[Entries with chart source code]
** begin **

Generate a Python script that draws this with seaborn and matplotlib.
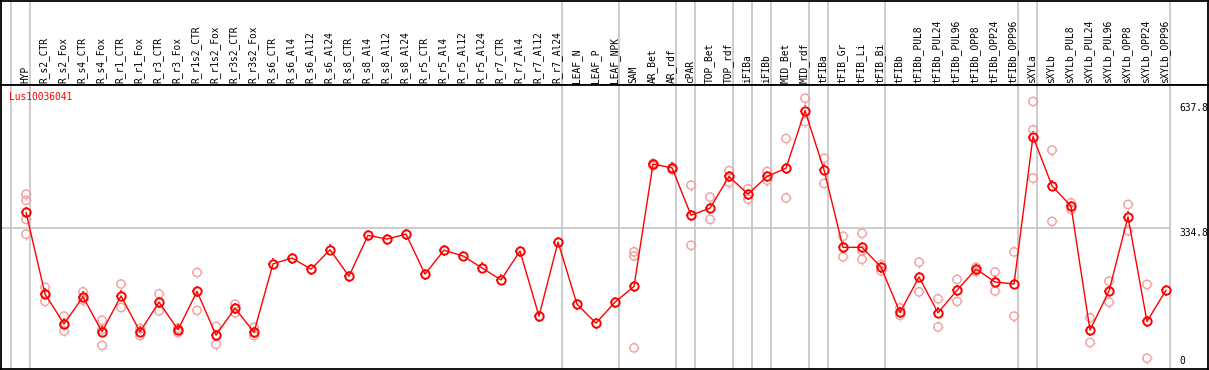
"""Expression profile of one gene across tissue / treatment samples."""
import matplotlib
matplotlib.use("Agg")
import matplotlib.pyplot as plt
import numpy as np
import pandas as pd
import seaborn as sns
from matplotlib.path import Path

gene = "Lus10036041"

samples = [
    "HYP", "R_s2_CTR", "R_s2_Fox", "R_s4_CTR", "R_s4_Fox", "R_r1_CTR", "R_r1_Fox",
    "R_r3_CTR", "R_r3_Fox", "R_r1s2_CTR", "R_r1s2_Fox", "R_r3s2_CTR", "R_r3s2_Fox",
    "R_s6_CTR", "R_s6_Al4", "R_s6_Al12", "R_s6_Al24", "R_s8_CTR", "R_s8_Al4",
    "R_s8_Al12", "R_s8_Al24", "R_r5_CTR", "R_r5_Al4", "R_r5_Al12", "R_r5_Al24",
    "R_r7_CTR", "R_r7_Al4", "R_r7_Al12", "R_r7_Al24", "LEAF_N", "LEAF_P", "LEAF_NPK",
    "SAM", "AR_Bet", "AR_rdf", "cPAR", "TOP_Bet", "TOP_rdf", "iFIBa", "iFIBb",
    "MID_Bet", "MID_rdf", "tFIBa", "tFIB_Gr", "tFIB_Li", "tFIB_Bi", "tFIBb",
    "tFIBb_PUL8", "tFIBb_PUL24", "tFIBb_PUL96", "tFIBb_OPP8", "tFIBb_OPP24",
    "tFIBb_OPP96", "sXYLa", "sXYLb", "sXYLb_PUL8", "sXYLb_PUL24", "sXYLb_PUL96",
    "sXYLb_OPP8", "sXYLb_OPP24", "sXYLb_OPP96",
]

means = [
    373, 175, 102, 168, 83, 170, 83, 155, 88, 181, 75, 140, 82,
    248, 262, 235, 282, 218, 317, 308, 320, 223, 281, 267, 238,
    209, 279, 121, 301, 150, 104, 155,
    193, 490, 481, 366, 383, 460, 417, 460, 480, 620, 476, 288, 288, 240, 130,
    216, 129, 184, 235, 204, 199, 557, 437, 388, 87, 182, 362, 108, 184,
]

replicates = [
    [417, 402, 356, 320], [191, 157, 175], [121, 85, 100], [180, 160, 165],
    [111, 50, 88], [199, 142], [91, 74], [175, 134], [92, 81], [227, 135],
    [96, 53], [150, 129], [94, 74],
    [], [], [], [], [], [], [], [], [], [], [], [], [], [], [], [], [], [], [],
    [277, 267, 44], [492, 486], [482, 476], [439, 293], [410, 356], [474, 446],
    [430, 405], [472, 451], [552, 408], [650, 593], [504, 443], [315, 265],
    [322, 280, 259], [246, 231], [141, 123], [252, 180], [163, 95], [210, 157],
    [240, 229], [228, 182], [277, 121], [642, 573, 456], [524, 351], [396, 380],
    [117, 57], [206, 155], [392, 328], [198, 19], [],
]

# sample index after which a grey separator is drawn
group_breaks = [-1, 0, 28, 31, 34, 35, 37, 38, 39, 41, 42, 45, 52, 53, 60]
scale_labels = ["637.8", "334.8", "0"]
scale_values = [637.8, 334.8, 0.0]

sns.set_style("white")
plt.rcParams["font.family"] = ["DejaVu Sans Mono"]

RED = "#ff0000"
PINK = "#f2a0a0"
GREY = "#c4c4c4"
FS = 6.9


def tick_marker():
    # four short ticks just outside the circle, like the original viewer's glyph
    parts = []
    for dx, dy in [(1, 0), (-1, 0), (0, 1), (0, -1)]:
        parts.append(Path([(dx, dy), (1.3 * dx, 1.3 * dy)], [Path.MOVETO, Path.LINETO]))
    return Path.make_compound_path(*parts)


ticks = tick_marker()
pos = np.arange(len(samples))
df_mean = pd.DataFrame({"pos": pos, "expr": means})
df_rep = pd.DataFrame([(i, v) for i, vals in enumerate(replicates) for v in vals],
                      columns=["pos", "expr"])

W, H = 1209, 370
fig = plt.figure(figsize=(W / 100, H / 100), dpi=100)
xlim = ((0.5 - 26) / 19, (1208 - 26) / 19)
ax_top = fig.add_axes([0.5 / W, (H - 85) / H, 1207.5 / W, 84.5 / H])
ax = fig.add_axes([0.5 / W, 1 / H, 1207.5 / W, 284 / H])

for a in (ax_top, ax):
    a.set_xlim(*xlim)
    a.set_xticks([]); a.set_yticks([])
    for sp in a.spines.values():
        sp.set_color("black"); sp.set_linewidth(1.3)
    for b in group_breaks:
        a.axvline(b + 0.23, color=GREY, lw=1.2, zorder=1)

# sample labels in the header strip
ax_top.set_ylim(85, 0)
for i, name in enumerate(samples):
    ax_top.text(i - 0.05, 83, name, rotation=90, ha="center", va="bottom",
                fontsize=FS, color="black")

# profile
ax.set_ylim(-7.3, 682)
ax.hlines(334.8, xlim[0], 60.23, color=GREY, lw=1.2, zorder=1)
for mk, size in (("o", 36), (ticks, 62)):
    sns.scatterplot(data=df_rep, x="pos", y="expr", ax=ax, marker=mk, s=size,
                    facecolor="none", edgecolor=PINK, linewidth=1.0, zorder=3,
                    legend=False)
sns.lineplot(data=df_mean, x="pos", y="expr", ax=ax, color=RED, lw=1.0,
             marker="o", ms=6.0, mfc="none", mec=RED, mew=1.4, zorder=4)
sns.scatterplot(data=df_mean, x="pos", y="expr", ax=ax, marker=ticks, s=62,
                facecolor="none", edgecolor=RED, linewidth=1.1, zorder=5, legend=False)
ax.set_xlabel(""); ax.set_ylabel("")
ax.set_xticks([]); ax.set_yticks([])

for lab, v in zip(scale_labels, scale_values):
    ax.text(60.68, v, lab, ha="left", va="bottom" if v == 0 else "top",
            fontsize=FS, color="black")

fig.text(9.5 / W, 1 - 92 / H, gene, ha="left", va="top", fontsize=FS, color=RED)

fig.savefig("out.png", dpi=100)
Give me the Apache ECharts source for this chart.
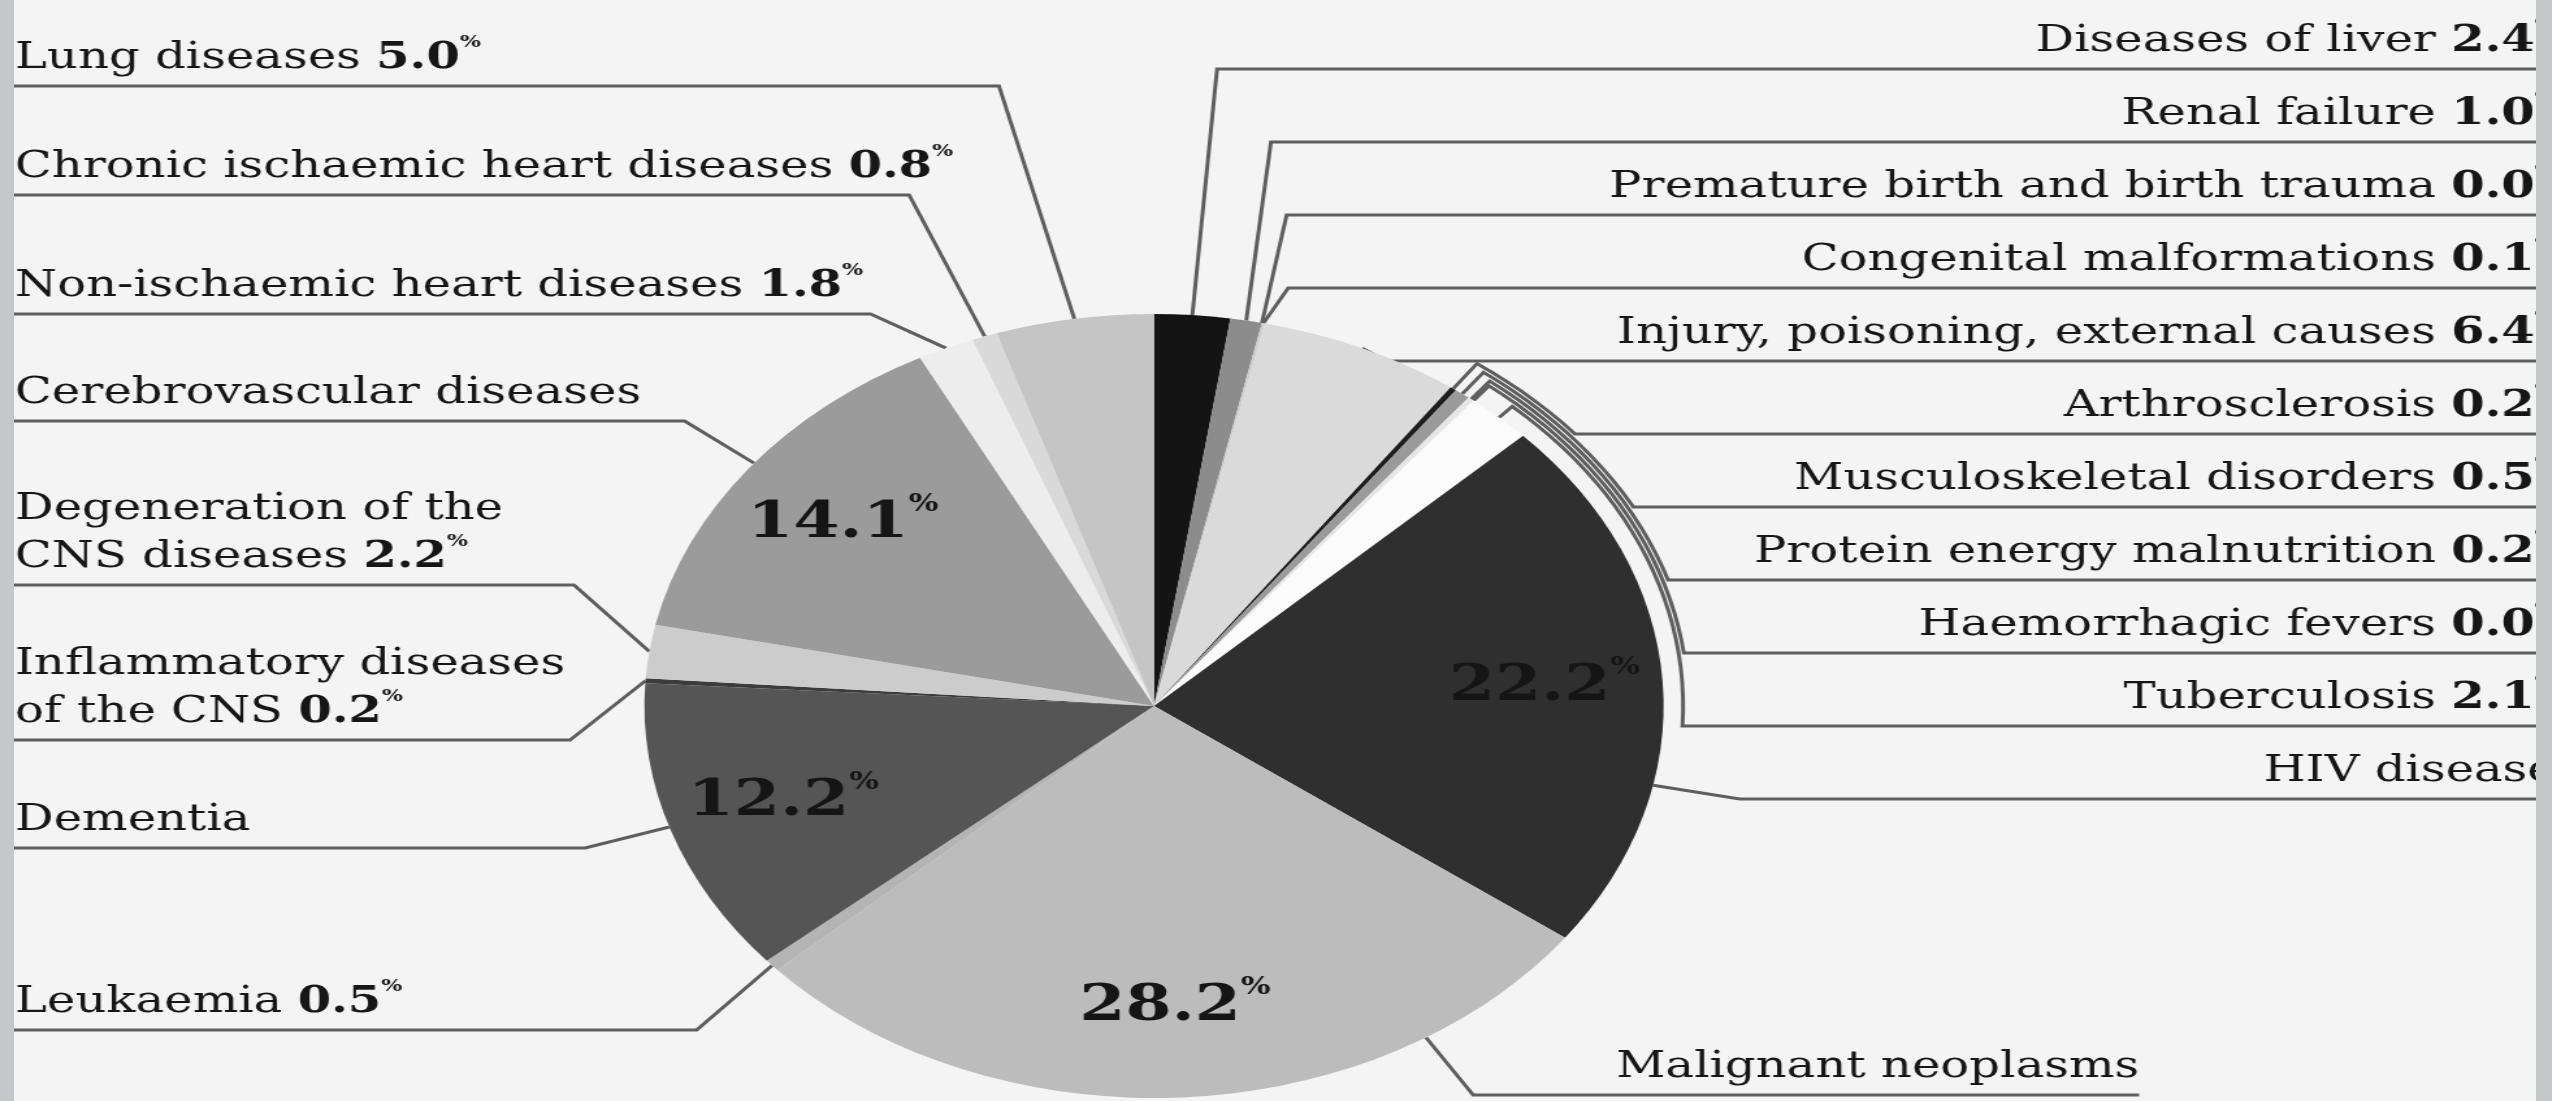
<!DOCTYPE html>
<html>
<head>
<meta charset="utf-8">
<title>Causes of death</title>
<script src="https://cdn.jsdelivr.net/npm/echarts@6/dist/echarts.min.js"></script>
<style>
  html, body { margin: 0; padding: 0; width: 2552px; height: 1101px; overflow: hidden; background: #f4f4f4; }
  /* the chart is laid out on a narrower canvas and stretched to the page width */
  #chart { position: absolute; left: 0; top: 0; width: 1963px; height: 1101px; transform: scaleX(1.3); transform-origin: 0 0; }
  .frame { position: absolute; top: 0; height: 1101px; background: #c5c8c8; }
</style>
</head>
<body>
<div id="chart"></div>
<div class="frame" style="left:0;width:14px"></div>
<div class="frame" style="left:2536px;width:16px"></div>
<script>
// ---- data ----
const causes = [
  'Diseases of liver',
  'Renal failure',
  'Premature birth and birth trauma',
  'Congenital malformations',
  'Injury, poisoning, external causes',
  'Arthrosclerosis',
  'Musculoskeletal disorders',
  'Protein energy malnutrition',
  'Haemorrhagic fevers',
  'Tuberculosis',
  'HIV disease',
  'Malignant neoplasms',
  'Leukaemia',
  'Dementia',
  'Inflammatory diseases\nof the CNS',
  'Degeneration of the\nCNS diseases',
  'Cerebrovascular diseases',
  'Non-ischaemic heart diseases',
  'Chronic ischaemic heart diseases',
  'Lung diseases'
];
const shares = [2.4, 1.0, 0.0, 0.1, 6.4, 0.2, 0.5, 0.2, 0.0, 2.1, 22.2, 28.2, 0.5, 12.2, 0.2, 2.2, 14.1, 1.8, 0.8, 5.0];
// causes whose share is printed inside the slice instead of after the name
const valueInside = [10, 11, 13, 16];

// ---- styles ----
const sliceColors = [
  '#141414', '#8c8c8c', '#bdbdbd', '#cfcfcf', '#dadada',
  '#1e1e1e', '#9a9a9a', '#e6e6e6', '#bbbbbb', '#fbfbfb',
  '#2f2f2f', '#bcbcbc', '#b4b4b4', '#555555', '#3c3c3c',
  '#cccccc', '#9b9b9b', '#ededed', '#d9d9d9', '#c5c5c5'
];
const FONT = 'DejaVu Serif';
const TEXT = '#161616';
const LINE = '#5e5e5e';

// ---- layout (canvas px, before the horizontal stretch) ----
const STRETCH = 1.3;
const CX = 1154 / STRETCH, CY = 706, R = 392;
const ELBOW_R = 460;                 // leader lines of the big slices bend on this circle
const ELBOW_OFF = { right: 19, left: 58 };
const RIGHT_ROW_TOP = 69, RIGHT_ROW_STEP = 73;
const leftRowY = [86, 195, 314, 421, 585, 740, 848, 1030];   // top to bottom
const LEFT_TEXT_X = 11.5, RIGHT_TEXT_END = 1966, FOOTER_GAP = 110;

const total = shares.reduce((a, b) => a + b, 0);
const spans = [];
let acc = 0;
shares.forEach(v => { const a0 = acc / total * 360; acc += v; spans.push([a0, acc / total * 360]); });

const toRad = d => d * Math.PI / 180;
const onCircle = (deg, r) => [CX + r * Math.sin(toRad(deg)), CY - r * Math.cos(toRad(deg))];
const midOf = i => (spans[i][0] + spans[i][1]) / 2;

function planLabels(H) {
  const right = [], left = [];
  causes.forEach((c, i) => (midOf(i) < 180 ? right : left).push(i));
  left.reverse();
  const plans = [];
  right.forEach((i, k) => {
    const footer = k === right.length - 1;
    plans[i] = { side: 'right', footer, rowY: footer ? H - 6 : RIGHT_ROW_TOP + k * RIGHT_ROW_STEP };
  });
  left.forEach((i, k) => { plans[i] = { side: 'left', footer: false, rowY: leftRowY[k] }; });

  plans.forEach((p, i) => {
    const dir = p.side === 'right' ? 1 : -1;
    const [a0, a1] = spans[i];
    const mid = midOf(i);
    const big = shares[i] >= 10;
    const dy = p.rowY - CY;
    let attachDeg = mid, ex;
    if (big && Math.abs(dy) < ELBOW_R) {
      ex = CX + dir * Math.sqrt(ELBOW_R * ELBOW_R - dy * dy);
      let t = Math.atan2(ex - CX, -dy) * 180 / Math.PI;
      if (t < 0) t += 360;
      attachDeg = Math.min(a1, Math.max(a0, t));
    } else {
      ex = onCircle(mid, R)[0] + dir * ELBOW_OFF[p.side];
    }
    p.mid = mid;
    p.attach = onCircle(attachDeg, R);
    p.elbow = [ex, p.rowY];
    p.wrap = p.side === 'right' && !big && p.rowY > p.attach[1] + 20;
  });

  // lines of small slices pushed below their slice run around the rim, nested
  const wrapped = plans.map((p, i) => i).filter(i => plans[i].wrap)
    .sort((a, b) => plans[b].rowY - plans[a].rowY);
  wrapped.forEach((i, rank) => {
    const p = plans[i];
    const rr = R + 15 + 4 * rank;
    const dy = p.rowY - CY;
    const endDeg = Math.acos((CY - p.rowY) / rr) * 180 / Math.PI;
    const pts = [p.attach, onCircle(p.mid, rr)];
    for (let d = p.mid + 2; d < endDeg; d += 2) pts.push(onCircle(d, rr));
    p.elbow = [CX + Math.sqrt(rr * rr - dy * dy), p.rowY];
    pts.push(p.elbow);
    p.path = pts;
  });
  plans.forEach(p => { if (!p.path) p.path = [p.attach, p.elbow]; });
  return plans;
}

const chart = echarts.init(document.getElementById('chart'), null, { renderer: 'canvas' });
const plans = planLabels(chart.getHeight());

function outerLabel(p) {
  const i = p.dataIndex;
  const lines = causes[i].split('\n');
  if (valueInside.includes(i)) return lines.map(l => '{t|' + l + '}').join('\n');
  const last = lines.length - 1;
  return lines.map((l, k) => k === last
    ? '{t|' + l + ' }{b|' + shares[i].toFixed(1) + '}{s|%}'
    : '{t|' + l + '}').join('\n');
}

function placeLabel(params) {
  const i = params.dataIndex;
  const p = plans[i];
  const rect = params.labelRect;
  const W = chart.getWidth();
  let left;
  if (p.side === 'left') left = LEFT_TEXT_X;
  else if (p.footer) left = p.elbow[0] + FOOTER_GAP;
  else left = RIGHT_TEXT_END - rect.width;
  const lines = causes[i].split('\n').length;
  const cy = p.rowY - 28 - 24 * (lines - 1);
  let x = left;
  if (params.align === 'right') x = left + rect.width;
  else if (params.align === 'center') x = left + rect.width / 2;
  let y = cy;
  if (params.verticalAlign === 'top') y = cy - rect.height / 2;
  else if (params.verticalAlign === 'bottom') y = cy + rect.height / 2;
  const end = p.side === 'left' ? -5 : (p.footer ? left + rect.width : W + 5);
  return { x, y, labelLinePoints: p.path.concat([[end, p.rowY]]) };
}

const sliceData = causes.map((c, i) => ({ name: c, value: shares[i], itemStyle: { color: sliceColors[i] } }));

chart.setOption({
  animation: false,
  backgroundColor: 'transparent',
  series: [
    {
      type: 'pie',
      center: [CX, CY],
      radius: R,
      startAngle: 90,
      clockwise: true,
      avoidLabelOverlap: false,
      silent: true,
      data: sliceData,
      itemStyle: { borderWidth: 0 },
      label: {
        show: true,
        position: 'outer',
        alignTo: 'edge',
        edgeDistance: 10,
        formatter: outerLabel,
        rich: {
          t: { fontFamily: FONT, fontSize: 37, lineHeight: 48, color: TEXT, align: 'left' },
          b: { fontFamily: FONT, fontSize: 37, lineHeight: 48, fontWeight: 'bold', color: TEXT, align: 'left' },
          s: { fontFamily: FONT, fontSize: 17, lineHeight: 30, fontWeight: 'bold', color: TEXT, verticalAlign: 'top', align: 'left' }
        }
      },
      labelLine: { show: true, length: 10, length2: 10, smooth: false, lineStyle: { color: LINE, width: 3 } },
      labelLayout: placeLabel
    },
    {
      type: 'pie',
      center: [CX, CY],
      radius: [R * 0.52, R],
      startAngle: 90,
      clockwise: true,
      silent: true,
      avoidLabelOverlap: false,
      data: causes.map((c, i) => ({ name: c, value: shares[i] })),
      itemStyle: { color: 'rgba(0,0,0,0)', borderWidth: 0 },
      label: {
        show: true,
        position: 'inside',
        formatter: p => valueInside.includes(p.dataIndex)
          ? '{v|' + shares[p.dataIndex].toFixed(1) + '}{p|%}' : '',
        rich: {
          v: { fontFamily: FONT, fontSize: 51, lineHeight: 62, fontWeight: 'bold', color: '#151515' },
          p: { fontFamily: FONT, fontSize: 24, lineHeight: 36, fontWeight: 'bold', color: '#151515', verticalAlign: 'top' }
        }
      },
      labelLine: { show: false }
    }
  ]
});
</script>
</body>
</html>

** end **

AIM: Determine the number of lines in the data that contain "script" as a word or string, and state only that number.

RESPONSE: 4